There seems to be a lot of misunderstanding about El Nino among us non-meteorologists. Here are two examples from Sunset magazine’s November 2015 issue:

“Before El Nino rears up this winter as predicted, here are easy ways to ready your garden for rainfall.”

And, “Because no matter how impatient we Westerners are for El Nino to arrive, the ensuing gray, gloomy weather might eventually feel a bit, well, gloomy.”

El Nino is not something that might “rear up,” and it is not going to “arrive” here in the American West, ever.

Why? What is El Nino?

I guess an official definition would be one given by the National Weather Service. They say, “El Nino refers to the above-average sea-surface temperatures that periodically develop across the east-central equatorial Pacific.”

That’s all El Nino is: relatively warm ocean water down near Peru.

That warm ocean water ends up affecting the nearby atmosphere and weather patterns, and then weather patterns around the globe, but those related effects are related effects and not El Nino itself.

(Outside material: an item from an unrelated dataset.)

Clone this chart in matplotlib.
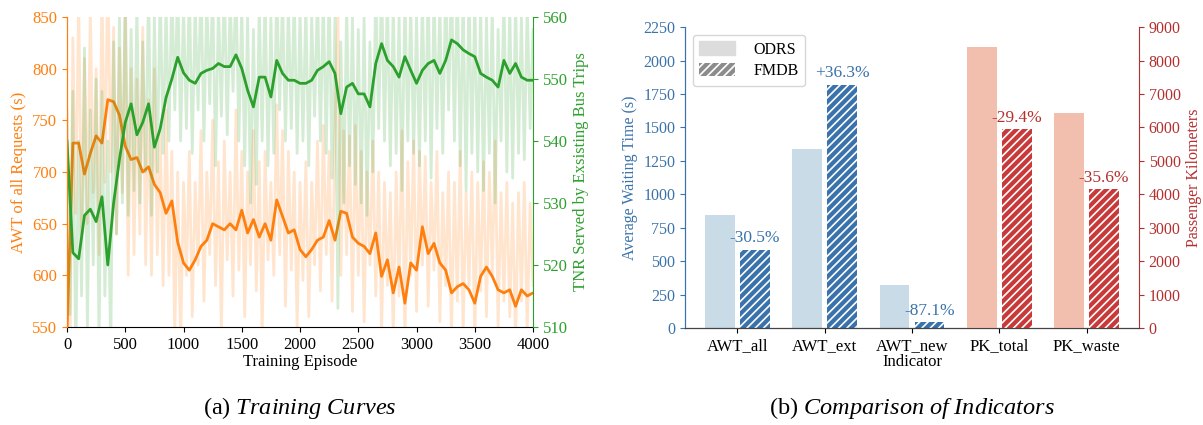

So, El Nino is not rain, and more than that, El Nino is already “here.” That is, the condition of that certain part of the Pacific Ocean being warmer than normal has already been met.

What may or may not arrive in Southern California are the heavy rains that are sometimes related to that warm equatorial ocean water. And if they do arrive, then we will be having heavy rain that is possibly, partially caused by El Nino; we will not be experiencing the “arrival” of El Nino.